António José Albuquerque, do Sindicato dos Funcionários Judiciais, também considera descabido substituir o Citius neste momento. “A maior parte dos países europeus olha para o nosso Citius e pensa que temos um sistema moderno e altamente fiável”, garante. Este sindicalista nota, contudo, a falta de investimento nos equipamentos, sublinhando que são necessários computadores mais robustos. Sobre o Citius de hoje, garante que não tem nada a ver com o que existia há cinco anos. “O sistema está mais capaz e a segurança mais apertada”, acredita, lembrando que não há sistemas “infalíveis e impenetráveis”.
O antigo investigador Luís Vidigal, presidente da Associação para a Promoção e Desenvolvimento da Sociedade da Informação, confessa que, mesmo com fragilidades, ainda teme mais o recurso ao papel. Lamenta que a Administração Pública tenha desinvestido nas novas tecnologia e acredita que a Justiça perdeu com a fusão do Instituto das Tecnologias da Informação na Justiça com o Instituto de Gestão Financeira e Infra-estruturas da Justiça, em final de 2012. “Houve uma desvalorização da função informática da Justiça”, considera.
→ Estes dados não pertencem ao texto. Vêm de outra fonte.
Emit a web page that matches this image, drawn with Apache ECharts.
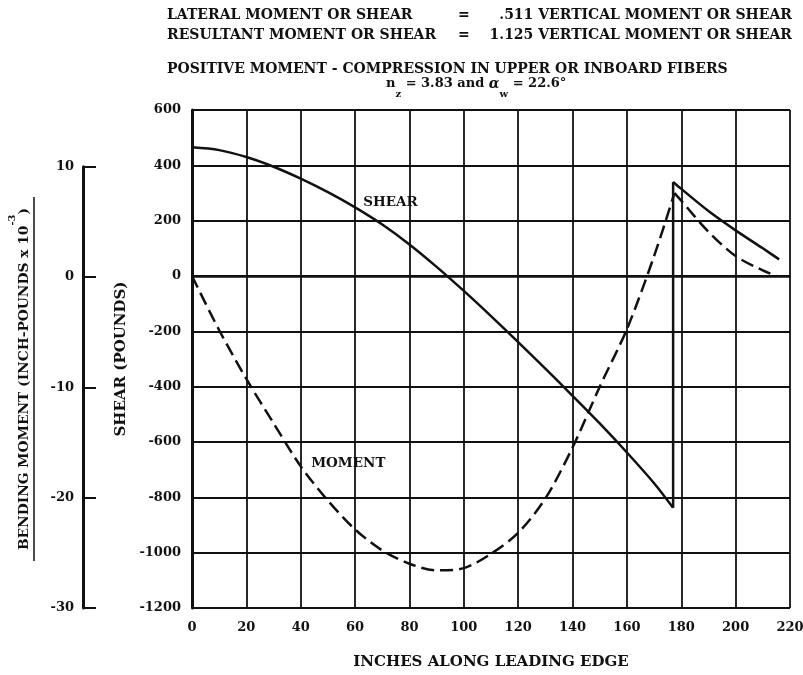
<!DOCTYPE html>
<html>
<head>
<meta charset="utf-8">
<script src="https://cdn.jsdelivr.net/npm/echarts@6/dist/echarts.min.js"></script>
<style>
  html, body { margin: 0; padding: 0; background: #fff; }
  #chart { width: 803px; height: 675px; }
</style>
</head>
<body>
<div id="chart"></div>
<script>
// shear (pounds), inboard of the break near 177 in
const shearInX = [0, 10, 20, 30, 40, 50, 60, 70, 80, 90, 100, 110, 120, 130, 140, 150, 160, 170, 177];
const shearInY = [465, 455, 430, 395, 352, 303, 248, 186, 114, 33, -54, -145, -239, -335, -433, -533, -638, -749, -838];
// shear outboard of the break
const shearOutX = [177, 180, 190, 200, 210, 216];
const shearOutY = [340, 315, 235, 165, 100, 60];
// bending moment (inch-pounds x 10^-3)
const momentInX = [0, 10, 20, 30, 40, 50, 60, 70, 80, 90, 100, 110, 120, 130, 140, 150, 160, 170, 177.5];
const momentInY = [0, -4.9, -9.3, -13.3, -17.2, -20.3, -22.9, -24.8, -26.0, -26.6, -26.4, -25.1, -23.2, -20.1, -15.5, -10.0, -4.8, 1.8, 7.5];
const momentOutX = [177.5, 180, 190, 200, 210, 215];
const momentOutY = [7.5, 6.8, 4.0, 1.8, 0.5, 0];

// axis ranges [min, max, step]
const xRange = [0, 220, 20];
const shearRange = [-1200, 600, 200];
const momentRange = [-30, 10, 10];
const shearPerMoment = 40; // 10 on the moment scale lines up with 400 lb

const INK = '#111';
const SERIF = '"DejaVu Serif", "Liberation Serif", serif';

function pairs(xs, ys) {
  return xs.map((x, i) => [x, ys[i]]);
}

const chart = echarts.init(document.getElementById('chart'));

const tickLabel = { color: INK, fontFamily: SERIF, fontWeight: 'bold', fontSize: 13, formatter: v => String(v) };
const axisName = { color: INK, fontFamily: SERIF, fontWeight: 'bold', fontSize: 15 };
const titleText = { fill: INK, font: 'bold 14px ' + SERIF };
const curveLabel = { show: true, position: 'inside', color: INK, fontFamily: SERIF, fontWeight: 'bold', fontSize: 13.5 };

const option = {
  backgroundColor: '#fff',
  animation: false,
  grid: [
    { left: 192, right: 13, top: 110, bottom: 67, outerBoundsMode: 'none' },
    { left: 83, width: 20, top: 166.7, bottom: 67, outerBoundsMode: 'none' }
  ],
  xAxis: [
    {
      gridIndex: 0,
      type: 'value',
      min: xRange[0],
      max: xRange[1],
      interval: xRange[2],
      name: 'INCHES ALONG LEADING EDGE',
      nameLocation: 'middle',
      nameGap: 47,
      nameTextStyle: axisName,
      axisLine: { show: true, lineStyle: { color: INK, width: 2 } },
      axisTick: { show: false },
      axisLabel: Object.assign({ margin: 13 }, tickLabel),
      splitLine: { show: true, lineStyle: { color: INK, width: 1.8 } }
    },
    { gridIndex: 1, type: 'value', show: false, min: 0, max: 1 }
  ],
  yAxis: [
    {
      gridIndex: 0,
      type: 'value',
      min: shearRange[0],
      max: shearRange[1],
      interval: shearRange[2],
      name: 'SHEAR (POUNDS)',
      nameLocation: 'middle',
      nameRotate: 90,
      nameGap: 60,
      nameTextStyle: axisName,
      axisLine: { show: true, lineStyle: { color: INK, width: 3 } },
      axisTick: { show: false },
      axisLabel: Object.assign({ margin: 11 }, tickLabel),
      splitLine: { show: true, lineStyle: { color: INK, width: 1.8 } }
    },
    {
      // hidden moment scale sharing the plot with shear
      gridIndex: 0,
      type: 'value',
      show: false,
      min: shearRange[0] / shearPerMoment,
      max: shearRange[1] / shearPerMoment
    },
    {
      gridIndex: 1,
      type: 'value',
      position: 'left',
      min: momentRange[0],
      max: momentRange[1],
      interval: momentRange[2],
      axisLine: { show: true, lineStyle: { color: INK, width: 3 } },
      axisTick: { show: true, inside: true, length: 13, lineStyle: { color: INK, width: 2 } },
      axisLabel: Object.assign({ margin: 9 }, tickLabel),
      splitLine: { show: false }
    }
  ],
  series: [
    {
      name: 'shear',
      type: 'line',
      xAxisIndex: 0,
      yAxisIndex: 0,
      data: pairs(shearInX, shearInY),
      smooth: 0.3,
      symbol: 'none',
      lineStyle: { color: INK, width: 2.5 },
      markLine: {
        silent: true,
        symbol: 'none',
        label: { show: false },
        lineStyle: { color: INK, width: 2.6, type: 'solid' },
        data: [{ yAxis: 0 }]
      },
      markPoint: {
        symbol: 'circle',
        symbolSize: 1,
        itemStyle: { color: 'rgba(0,0,0,0)' },
        label: Object.assign({ formatter: 'SHEAR' }, curveLabel),
        data: [{ coord: [73, 264] }]
      }
    },
    {
      name: 'shear break',
      type: 'line',
      xAxisIndex: 0,
      yAxisIndex: 0,
      data: [
        [shearInX[shearInX.length - 1], shearInY[shearInY.length - 1]],
        [shearOutX[0], shearOutY[0]]
      ],
      symbol: 'none',
      lineStyle: { color: INK, width: 2.5 }
    },
    {
      name: 'shear outboard',
      type: 'line',
      xAxisIndex: 0,
      yAxisIndex: 0,
      data: pairs(shearOutX, shearOutY),
      smooth: 0.3,
      symbol: 'none',
      lineStyle: { color: INK, width: 2.5 }
    },
    {
      name: 'moment',
      type: 'line',
      xAxisIndex: 0,
      yAxisIndex: 1,
      data: pairs(momentInX, momentInY),
      smooth: 0.3,
      symbol: 'none',
      lineStyle: { color: INK, width: 2.5, type: [13, 6] },
      markPoint: {
        symbol: 'circle',
        symbolSize: 1,
        itemStyle: { color: 'rgba(0,0,0,0)' },
        label: Object.assign({ formatter: 'MOMENT' }, curveLabel),
        data: [{ coord: [57.5, -16.9] }]
      }
    },
    {
      name: 'moment outboard',
      type: 'line',
      xAxisIndex: 0,
      yAxisIndex: 1,
      data: pairs(momentOutX, momentOutY),
      smooth: 0.3,
      symbol: 'none',
      lineStyle: { color: INK, width: 2.5, type: [13, 6] }
    }
  ],
  graphic: [
    { type: 'text', left: 167, top: 8, style: Object.assign({ text: 'LATERAL MOMENT OR SHEAR' }, titleText) },
    { type: 'text', left: 458, top: 8, style: Object.assign({ text: '=' }, titleText) },
    { type: 'text', right: 11, top: 8, style: Object.assign({ text: '.511 VERTICAL MOMENT OR SHEAR' }, titleText) },
    { type: 'text', left: 167, top: 28, style: Object.assign({ text: 'RESULTANT MOMENT OR SHEAR' }, titleText) },
    { type: 'text', left: 458, top: 28, style: Object.assign({ text: '=' }, titleText) },
    { type: 'text', right: 11, top: 28, style: Object.assign({ text: '1.125 VERTICAL MOMENT OR SHEAR' }, titleText) },
    { type: 'text', left: 167, top: 62, style: Object.assign({ text: 'POSITIVE MOMENT - COMPRESSION IN UPPER OR INBOARD FIBERS' }, titleText) },
    {
      type: 'text',
      left: 386,
      top: 77,
      style: {
        text: '{m|n}{s|z}{m| = 3.83 and }{g|α}{s|w}{m| = 22.6°}',
        fill: INK,
        rich: {
          m: { font: 'bold 13px ' + SERIF, fill: INK, lineHeight: 22, verticalAlign: 'top' },
          g: { font: 'italic bold 14px ' + SERIF, fill: INK, lineHeight: 22, verticalAlign: 'top' },
          s: { font: 'bold 10px ' + SERIF, fill: INK, lineHeight: 22, verticalAlign: 'bottom' }
        }
      }
    },
    {
      type: 'text',
      x: 19,
      y: 379,
      rotation: Math.PI / 2,
      style: {
        text: '{m|BENDING MOMENT (INCH-POUNDS x 10}{p|-3}{m|)}',
        align: 'center',
        verticalAlign: 'middle',
        fill: INK,
        rich: {
          m: { font: 'bold 13.8px ' + SERIF, fill: INK, lineHeight: 24, verticalAlign: 'bottom' },
          p: { font: 'bold 10px ' + SERIF, fill: INK, lineHeight: 24, verticalAlign: 'top' }
        }
      }
    },
    {
      type: 'line',
      shape: { x1: 34, y1: 561, x2: 34, y2: 197 },
      style: { stroke: INK, lineWidth: 1.5 }
    }
  ]
};

chart.setOption(option);
</script>
</body>
</html>
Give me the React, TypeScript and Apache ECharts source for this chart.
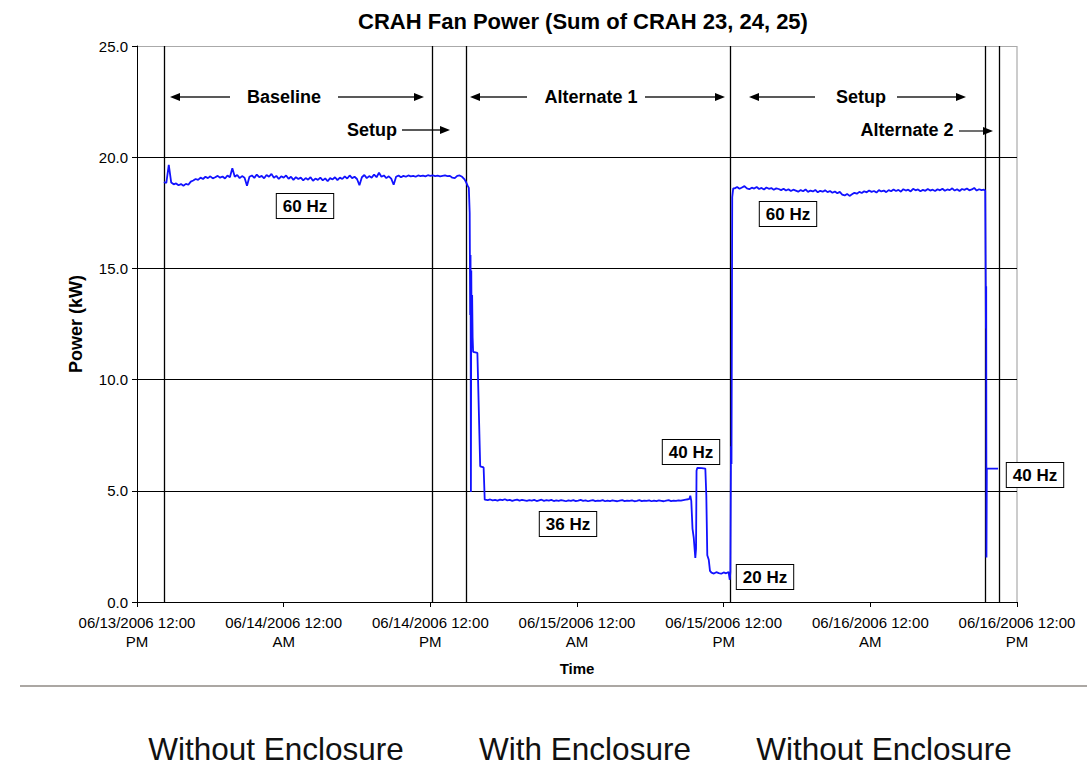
import React, { useEffect, useRef } from "react";
import * as echarts from "echarts";

// ---- data ----
const START_MS = Date.UTC(2006, 5, 13, 12); // 06/13/2006 12:00 PM
const HOUR_MS = 3600000;
const SAMPLE_H = 0.2; // sampling interval of the plateau readings (hours)

const yTicks = [0, 5, 10, 15, 20, 25];

// Baseline, 60 Hz (readings every 0.2 h from 2.2 h)
const baselineStartH = 2.2;
const baselineKW = [
  18.88, 18.84, 19.65, 18.86, 18.78, 18.82, 18.74, 18.79, 18.72, 18.8,
  18.76, 18.9, 18.95, 19.02, 18.98, 19.08, 19.02, 19.12, 19.06, 19.14,
  19.05, 19.1, 19.16, 19.08, 19.13, 19.04, 19.18, 19.1, 19.5, 19.12,
  19.2, 19.06, 19.15, 19.08, 18.72, 19.12, 19.18, 19.07, 19.22, 19.1,
  19.16, 19.05, 19.2, 19.12, 19.25, 19.08, 19.16, 19.02, 19.14, 19.08,
  19.18, 19.03, 19.12, 18.98, 19.1, 19.02, 19.08, 18.96, 19.06, 18.99,
  19.1, 18.94, 19.04, 18.98, 19.08, 18.96, 19.05, 18.92, 19.06, 19.0,
  19.1, 18.97, 19.08, 19.02, 19.14, 19.04, 19.18, 19.06, 19.12, 19.02,
  18.74, 19.1, 19.2, 19.06, 19.15, 19.08, 19.22, 19.1, 19.3, 19.12,
  19.18, 19.06, 19.14, 19.04, 18.76, 19.12, 19.18, 19.1, 19.16, 19.12,
  19.18, 19.14, 19.16, 19.12, 19.18, 19.15, 19.17, 19.14, 19.19, 19.16,
  19.18, 19.15, 19.17, 19.14, 19.16, 19.18, 19.15, 19.16, 19.08, 19.06,
  19.16, 19.18, 19.12, 19.0,
];

// Ramp down to 36 Hz [hour, kW]
const rampDownAlt1: [number, number][] = [
  [26.95, 18.85], [27.05, 18.72], [27.15, 18.62], [27.22, 17.5], [27.26, 12.9],
  [27.29, 15.6], [27.32, 4.95], [27.35, 14.9], [27.38, 12.0], [27.42, 13.8],
  [27.46, 11.9], [27.5, 11.25], [27.85, 11.2], [27.9, 10.1], [28.08, 6.1],
  [28.36, 6.05], [28.45, 4.6],
];

// Alternate 1, 36 Hz (every 0.2 h from 28.5 h)
const alt1StartH = 28.5;
const alt1KW = [
  4.6, 4.58, 4.61, 4.57, 4.59, 4.56, 4.6, 4.58, 4.62, 4.57,
  4.59, 4.55, 4.58, 4.6, 4.56, 4.59, 4.57, 4.55, 4.58, 4.56,
  4.59, 4.54, 4.57, 4.6, 4.55, 4.58, 4.56, 4.59, 4.54, 4.57,
  4.55, 4.58, 4.56, 4.53, 4.57, 4.55, 4.58, 4.54, 4.56, 4.59,
  4.55, 4.57, 4.53, 4.56, 4.58, 4.54, 4.56, 4.55, 4.58, 4.53,
  4.56, 4.54, 4.57, 4.55, 4.53, 4.56, 4.58, 4.54, 4.56, 4.55,
  4.57, 4.53, 4.55, 4.58, 4.54, 4.56, 4.55, 4.57, 4.53, 4.56,
  4.54, 4.57, 4.55, 4.53, 4.56, 4.58, 4.54, 4.56, 4.55, 4.57,
  4.56, 4.58, 4.6, 4.62,
];

// 40 Hz test and drop to 20 Hz [hour, kW]
const test40: [number, number][] = [
  [45.2, 4.64], [45.27, 4.78], [45.35, 4.55], [45.45, 3.3], [45.55, 2.9],
  [45.68, 1.98], [45.74, 2.4], [45.78, 5.9], [45.84, 6.03], [46.2, 6.02],
  [46.5, 6.0], [46.58, 4.8], [46.66, 2.1], [46.78, 1.9], [46.88, 1.4],
];

// 20 Hz (every 0.2 h from 47.0 h)
const hz20StartH = 47.0;
const hz20KW = [1.32, 1.28, 1.34, 1.3, 1.27, 1.33, 1.29, 1.35];

// Ramp back up to 60 Hz [hour, kW]
const rampUp: [number, number][] = [
  [48.5, 1.0], [48.55, 1.35], [48.6, 7.0], [48.64, 6.2], [48.7, 18.2], [48.78, 18.6],
];

// Setup, 60 Hz (every 0.2 h from 48.9 h)
const setup2StartH = 48.9;
const setup2KW = [
  18.6, 18.66, 18.58, 18.64, 18.7, 18.6, 18.56, 18.63, 18.59, 18.66, 18.57, 18.62, 18.55, 18.64, 18.58, 18.61, 18.54, 18.6, 18.57, 18.52, 18.58,
  18.5, 18.56, 18.48, 18.54, 18.5, 18.45, 18.52, 18.47, 18.55, 18.44, 18.5, 18.46, 18.53, 18.42, 18.49, 18.45, 18.51, 18.43, 18.48, 18.4, 18.46,
  18.38, 18.44, 18.32, 18.28, 18.35, 18.26, 18.33, 18.4, 18.36, 18.44, 18.39, 18.47, 18.42, 18.5, 18.44, 18.48, 18.41, 18.52, 18.46, 18.5, 18.43,
  18.52, 18.47, 18.55, 18.48, 18.53, 18.45, 18.56, 18.5, 18.54, 18.46, 18.58, 18.51, 18.55, 18.47, 18.53, 18.49, 18.57, 18.5, 18.54, 18.48, 18.56,
  18.51, 18.58, 18.49, 18.55, 18.52, 18.6, 18.5, 18.56, 18.48, 18.57, 18.53, 18.59, 18.51, 18.55, 18.62, 18.5, 18.56, 18.52, 18.54,
];

// Alternate 2, 40 Hz [hour, kW]
const alt2: [number, number][] = [
  [69.4, 18.5], [69.44, 14.6], [69.46, 12.3], [69.48, 14.2], [69.5, 2.0],
  [69.53, 6.0], [70.45, 6.0],
];

// Event lines (hours after start)
const eventHours = [2.23, 24.16, 26.92, 48.52, 69.44, 70.55];

// ---- helpers ----
const toMs = (h: number) => START_MS + h * HOUR_MS;
const sampled = (startH: number, vals: number[]) =>
  vals.map((v, i) => [toMs(startH + i * SAMPLE_H), v]);
const pairs = (arr: [number, number][]) => arr.map(([h, v]) => [toMs(h), v]);

const FONT = "'Liberation Sans', Arial, Helvetica, sans-serif";

function arrow(x1: number, x2: number, y: number) {
  const dir = x2 > x1 ? 1 : -1;
  return [
    {
      type: "line",
      shape: { x1, y1: y, x2: x2 - dir * 8, y2: y },
      style: { stroke: "#222", lineWidth: 1.3 },
    },
    {
      type: "polygon",
      shape: { points: [[x2, y], [x2 - dir * 10, y - 4], [x2 - dir * 10, y + 4]] },
      style: { fill: "#000" },
    },
  ];
}

function label(text: string, x: number, y: number, boxed = false) {
  return {
    type: "text",
    x,
    y,
    style: {
      text,
      font: `bold ${boxed ? 17 : 18}px ${FONT}`,
      fill: "#000",
      align: "center",
      verticalAlign: "middle",
      ...(boxed
        ? { backgroundColor: "#fff", borderColor: "#000", borderWidth: 1, padding: [4, 6, 3, 6] }
        : {}),
    },
  };
}

export default function App() {
  const ref = useRef<HTMLDivElement>(null);
  useEffect(() => {
    if (!ref.current) return;
    const chart = echarts.init(ref.current, undefined, { renderer: "svg" });
    const data = [
      ...sampled(baselineStartH, baselineKW),
      ...pairs(rampDownAlt1),
      ...sampled(alt1StartH, alt1KW),
      ...pairs(test40),
      ...sampled(hz20StartH, hz20KW),
      ...pairs(rampUp),
      ...sampled(setup2StartH, setup2KW),
      ...pairs(alt2),
    ];
    const pad = (n: number) => (n < 10 ? "0" + n : "" + n);
    chart.setOption({
      animation: false,
      backgroundColor: "#fff",
      grid: { left: 137, right: 70, top: 46, bottom: 164 },
      xAxis: {
        type: "value",
        min: START_MS,
        max: START_MS + 72 * HOUR_MS,
        interval: 12 * HOUR_MS,
        name: "Time",
        nameLocation: "middle",
        nameGap: 59,
        nameTextStyle: { fontFamily: FONT, fontWeight: "bold", fontSize: 15, color: "#000" },
        axisLine: { lineStyle: { color: "#000", width: 1 } },
        axisTick: { show: true, length: 5, lineStyle: { color: "#000" } },
        splitLine: { show: false },
        axisLabel: {
          fontFamily: FONT,
          fontSize: 15,
          color: "#000",
          lineHeight: 19,
          margin: 11,
          formatter: (v: number) => {
            const d = new Date(v);
            const s = `${pad(d.getUTCMonth() + 1)}/${pad(d.getUTCDate())}/${d.getUTCFullYear()} 12:00`;
            return s + "\n" + (d.getUTCHours() < 12 ? "AM" : "PM");
          },
        },
      },
      yAxis: {
        type: "value",
        min: yTicks[0],
        max: yTicks[yTicks.length - 1],
        interval: 5,
        name: "Power (kW)",
        nameLocation: "middle",
        nameGap: 52,
        nameTextStyle: { fontFamily: FONT, fontWeight: "bold", fontSize: 18, color: "#000" },
        axisLine: { show: true, lineStyle: { color: "#000", width: 1 } },
        axisTick: { show: true, length: 5, lineStyle: { color: "#000" } },
        axisLabel: {
          fontFamily: FONT,
          fontSize: 15,
          color: "#000",
          margin: 9,
          formatter: (v: number) => v.toFixed(1),
        },
        splitLine: {
          show: true,
          lineStyle: { color: ["#000", "#000", "#000", "#000", "#000", "#aaa"], width: 1.2 },
        },
      },
      series: [
        {
          type: "line",
          data,
          showSymbol: false,
          symbol: "none",
          lineStyle: { color: "#1212ff", width: 1.8 },
          z: 3,
          markLine: {
            silent: true,
            symbol: ["none", "none"],
            label: { show: false },
            lineStyle: { color: "#000", width: 1.3, type: "solid" },
            data: eventHours.map((h) => ({ xAxis: toMs(h) })),
            z: 2,
          },
        },
      ],
      graphic: [
        {
          type: "text",
          x: 583,
          y: 21,
          style: {
            text: "CRAH Fan Power (Sum of CRAH 23, 24, 25)",
            font: `bold 22px ${FONT}`,
            fill: "#000",
            align: "center",
            verticalAlign: "middle",
          },
        },
        {
          type: "line",
          shape: { x1: 1017, y1: 46, x2: 1017, y2: 602 },
          style: { stroke: "#aaa", lineWidth: 1.2 },
        },
        // phase annotations
        ...arrow(230, 170, 97),
        label("Baseline", 284, 97),
        ...arrow(338, 424, 97),
        label("Setup", 372, 130),
        ...arrow(402, 450, 130),
        ...arrow(527, 470, 97),
        label("Alternate 1", 591, 97),
        ...arrow(645, 725, 97),
        ...arrow(815, 749, 97),
        label("Setup", 861, 97),
        ...arrow(897, 966, 97),
        label("Alternate 2", 907, 130),
        ...arrow(959, 993, 131),
        // frequency boxes
        label("60 Hz", 305, 206, true),
        label("60 Hz", 788, 214, true),
        label("36 Hz", 568, 524, true),
        label("40 Hz", 691, 452, true),
        label("20 Hz", 765, 577, true),
        label("40 Hz", 1035, 475, true),
        // bottom separator and captions
        {
          type: "line",
          shape: { x1: 20, y1: 686, x2: 1087, y2: 686 },
          style: { stroke: "#8f8a85", lineWidth: 1.5 },
        },
        ...[
          ["Without Enclosure", 276],
          ["With Enclosure", 585],
          ["Without Enclosure", 884],
        ].map(([t, x]) => ({
          type: "text",
          x: x as number,
          y: 749,
          style: {
            text: t as string,
            font: `31.5px ${FONT}`,
            fill: "#111",
            align: "center",
            verticalAlign: "middle",
          },
        })),
      ],
    });
    return () => chart.dispose();
  }, []);
  return (
    <div
      ref={ref}
      style={{ position: "fixed", left: 0, top: 0, width: 1087, height: 766, background: "#fff" }}
    />
  );
}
Como Tribolet, Vidigal realça a actual concorrência desleal entre organismos da Administração Pública, com organismos como a Autoridade Tributária e a Segurança Social a pagarem mais aos técnicos, que vão sendo aliciados por melhor condições e outras hipóteses de progressão. O Ministério da Justiça desvaloriza e avança com números: dos 142 técnicos especializados em sistemas de informação que o IGFEJ tem ao seu dispor, nos últimos três anos saíram para outros organismos nove colaboradores.